A reforma da lei processual, tendente a criar instrumentos mais eficazes e procedimentos mais simples, reduzindo o formalismo exacerbado e desburocratizando o processo, é também uma linha importante, mas que, por óbvio, não resolve todos os problemas. As reformas processuais efetivadas nos últimos anos, que deverão culminar com a edição do Novo Código de Processo Civil, ora em tramitação na Câmara dos Deputados, são importantes, mas não se pode depositar nelas todas as fichas para a melhoria da Justiça.

A utilização dos meios alternativos (ou adequados, como preferem os especialistas) de solução de conflitos, tais como a arbitragem e a mediação, têm valor intrínseco inegável na promoção de soluções justas e adequadas, mas não servem à diminuição da carga de processos do Poder Judiciário, ao menos não de forma significativa. E isso ocorre por duas razões principais: o custo financeiro e a inadequação de tais meios para diversas espécies de conflitos.

Parece-me que a solução mais eficaz que vem sendo propugnada pela doutrina, mas que encontra pouco respaldo prático, passa antes pela mudança de mentalidade dos julgadores. É muito arraigada na cultura jurídica brasileira a ideia de liberdade de convicção do julgador, como característica e prerrogativa inerente à função judicante. É claro que a liberdade do magistrado para julgar de acordo com a sua convicção é um valor importante, especialmente durante e na transição do regime autoritário que o Brasil atravessou. No entanto, em um período de democracia estável, ela deve ser bem compreendida, sob pena de se tornar um entrave à prestação jurisdicional efetiva.

É evidente que o juiz deve decidir livre de pressões políticas ou hierárquicas, estas quando motivadas por interesses pessoais, por exemplo. Mas a insistência de alguns magistrados, e até mesmo de tribunais, de decidirem de forma oposta à jurisprudência dominante, ou até mesmo pacífica, dos Tribunais Superiores, configura interpretação distorcida e deletéria da liberdade de convicção.

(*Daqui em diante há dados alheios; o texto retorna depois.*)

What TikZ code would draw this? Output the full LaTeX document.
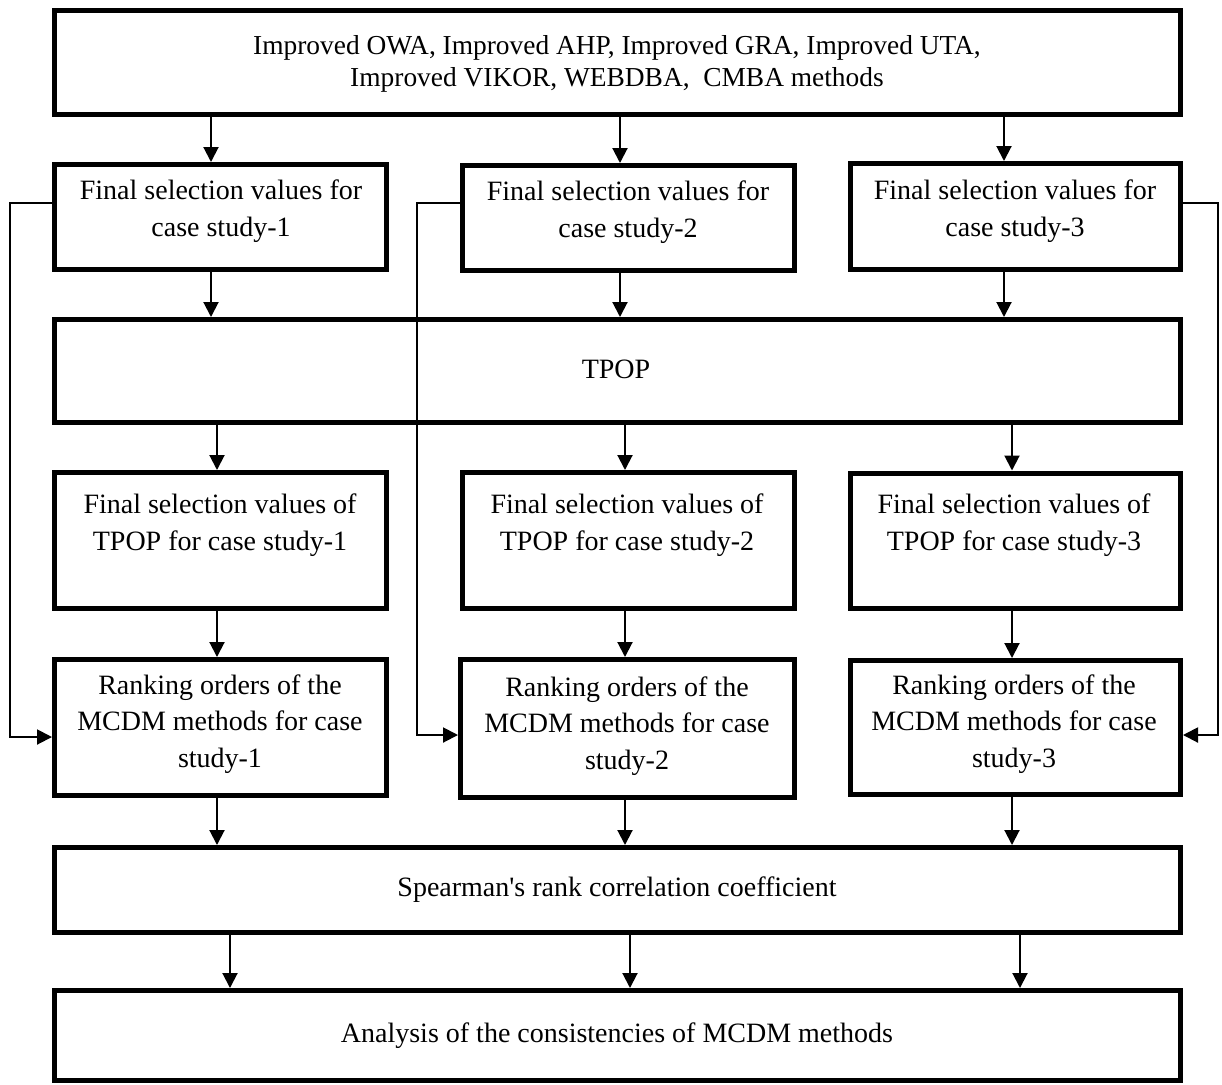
\documentclass[tikz,border=0pt]{standalone}
\usepackage{fontspec}
\setmainfont{Liberation Serif}[Ligatures=TeXOff]
\usetikzlibrary{arrows.meta}
\begin{document}
\begin{tikzpicture}[x=0.5pt,y=-0.5pt,
  box/.style={draw, line width=2.5pt, rectangle, inner sep=0pt},
  wide/.style={box, minimum width=563pt},
  small/.style={box, minimum width=166pt},
  txt/.style={align=center, inner sep=0pt, font=\fontsize{14pt}{18.3pt}\selectfont},
  arr/.style={line width=1pt, -{Triangle[length=7.5pt,width=7.5pt]}},
  link/.style={line width=1pt}]
\useasboundingbox (0,0) rectangle (1222,1084);
% boxes
\node[wide, minimum height=52pt] (top) at (617.5,62.5) {};
\node[small, minimum height=52.5pt] (f1) at (220.5,217) {};
\node[small, minimum height=52.5pt] (f2) at (628.5,218) {};
\node[small, minimum width=165pt, minimum height=53pt] (f3) at (1015.5,216.5) {};
\node[wide, minimum height=51.5pt] (tpop) at (617.5,371) {};
\node[small, minimum height=68pt] (t1) at (220.5,540.5) {};
\node[small, minimum height=68pt] (t2) at (628.5,540.5) {};
\node[small, minimum width=165pt, minimum height=67.5pt] (t3) at (1015.5,540.5) {};
\node[small, minimum height=68pt] (r1) at (220.5,727.5) {};
\node[small, minimum width=167pt, minimum height=69pt] (r2) at (627.5,728.5) {};
\node[small, minimum width=165pt, minimum height=67pt] (r3) at (1015.5,727.5) {};
\node[wide, minimum height=42.5pt] (sp) at (617.5,890) {};
\node[wide, minimum height=45pt] (an) at (617.5,1035.5) {};
% texts
\node[txt, font=\fontsize{13.7pt}{16pt}\selectfont] (toptxt) at (617,64) {Improved OWA, Improved AHP, Improved GRA, Improved UTA,\\Improved VIKOR, WEBDBA,\ \ CMBA methods};
\node[txt] (f1txt) at (221,211) {Final selection values for\\case study-1};
\node[txt] (f2txt) at (628,212) {Final selection values for\\case study-2};
\node[txt] (f3txt) at (1015,211) {Final selection values for\\case study-3};
\node[txt] (tpoptxt) at (616,369) {TPOP};
\node[txt] (t1txt) at (220,525) {Final selection values of\\TPOP for case study-1};
\node[txt] (t2txt) at (627,525) {Final selection values of\\TPOP for case study-2};
\node[txt] (t3txt) at (1014,525) {Final selection values of\\TPOP for case study-3};
\node[txt] (r1txt) at (220,724) {Ranking orders of the\\MCDM methods for case\\study-1};
\node[txt] (r2txt) at (627,726) {Ranking orders of the\\MCDM methods for case\\study-2};
\node[txt] (r3txt) at (1014,724) {Ranking orders of the\\MCDM methods for case\\study-3};
\node[txt] (sptxt) at (617,890) {Spearman's rank correlation coefficient};
\node[txt] (antxt) at (617,1036) {Analysis of the consistencies of MCDM methods};
% column coordinates
\coordinate (a1) at (211,0);
\coordinate (a2) at (620,0);
\coordinate (a3) at (1004,0);
\coordinate (b1) at (217,0);
\coordinate (b2) at (625,0);
\coordinate (b3) at (1012,0);
\coordinate (c1) at (230,0);
\coordinate (c2) at (630,0);
\coordinate (c3) at (1020,0);
\coordinate (s1) at (10,0);
\coordinate (s2) at (417,0);
\coordinate (s3) at (1218,0);
% vertical arrows
\draw[arr] (top.south -| a1) -- (f1.north -| a1);
\draw[arr] (top.south -| a2) -- (f2.north -| a2);
\draw[arr] (top.south -| a3) -- (f3.north -| a3);
\draw[arr] (f1.south -| a1) -- (tpop.north -| a1);
\draw[arr] (f2.south -| a2) -- (tpop.north -| a2);
\draw[arr] (f3.south -| a3) -- (tpop.north -| a3);
\draw[arr] (tpop.south -| b1) -- (t1.north -| b1);
\draw[arr] (tpop.south -| b2) -- (t2.north -| b2);
\draw[arr] (tpop.south -| b3) -- (t3.north -| b3);
\draw[arr] (t1.south -| b1) -- (r1.north -| b1);
\draw[arr] (t2.south -| b2) -- (r2.north -| b2);
\draw[arr] (t3.south -| b3) -- (r3.north -| b3);
\draw[arr] (r1.south -| b1) -- (sp.north -| b1);
\draw[arr] (r2.south -| b2) -- (sp.north -| b2);
\draw[arr] (r3.south -| b3) -- (sp.north -| b3);
\draw[arr] (sp.south -| c1) -- (an.north -| c1);
\draw[arr] (sp.south -| c2) -- (an.north -| c2);
\draw[arr] (sp.south -| c3) -- (an.north -| c3);
% side feedback connectors
\draw[arr] ([yshift=7pt]f1.west) -- ([yshift=7pt]f1.west -| s1) -- ([yshift=-4.75pt]r1.west -| s1) -- ([yshift=-4.75pt]r1.west);
\draw[arr] ([yshift=7.5pt]f2.west) -- ([yshift=7.5pt]f2.west -| s2) -- ([yshift=-3.25pt]r2.west -| s2) -- ([yshift=-3.25pt]r2.west);
\draw[arr] ([yshift=6.75pt]f3.east) -- ([yshift=6.75pt]f3.east -| s3) -- ([yshift=-3.75pt]r3.east -| s3) -- ([yshift=-3.75pt]r3.east);
\end{tikzpicture}
\end{document}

O respeito à jurisprudência dos Tribunais Superiores é essencial para prestigiar a segurança jurídica, valor especialmente importante no Brasil atual. Nesse caso, também a efetividade (normalmente contraposta à segurança jurídica) é prestigiada, já que, por razões, óbvias, o estímulo para recorrer de uma decisão é muito maior quando ela está em desacordo com a Jurisprudência dos órgãos que a revisarão.

Há, no entanto, uma condição importante para que o cenário acima descrito seja viável: a estabilidade da jurisprudência dos próprios Tribunais Superiores. O Superior Tribunal de Justiça, talvez, seja o maior exemplo de que se está aqui dizendo. Eleja-se qualquer questão jurídica, e provavelmente será possível encontrar decisões do STJ nos mais diversos sentidos, seja em órgãos fracionários distintos, seja em um único órgão, a depender da época ou de mudanças eventuais ou definitivas de composição. É evidente que, para seguir a jurisprudência dos Tribunais Superiores, há de se saber o que diz essa jurisprudência, com um mínimo de segurança.

As duas linhas, portanto, devem caminhar em conjunto. Os magistrados dos Tribunais Superiores devem compreender que são apenas uma peça de uma engrenagem mais complexa, e que não devem, em todos os casos e a qualquer custo, decidir de acordo com sua convicção pessoal, permitindo que os entendimentos flutuem ao sabor de condições eventuais, bem como mudando de opinião com certa frequência.

Uma vez estabilizada a jurisprudência dos Tribunais Superiores, os órgãos inferiores terão parâmetros seguros para se guiarem. Os cidadãos, por sua vez, orientados por seus advogados, conhecerão com maior segurança, de antemão, os posicionamentos do Poder Judiciário, podendo planejar suas condutas e decidir, por exemplo, não submeter um conflito a ele, sabedores da pouca chance de êxito. Hoje, a profusão de entendimentos conflitantes que emergem do Poder Judiciário sobre uma mesma questão estimula a litigiosidade, pois dá sempre a esperança do êxito ao litigante, seja qual for sua pretensão.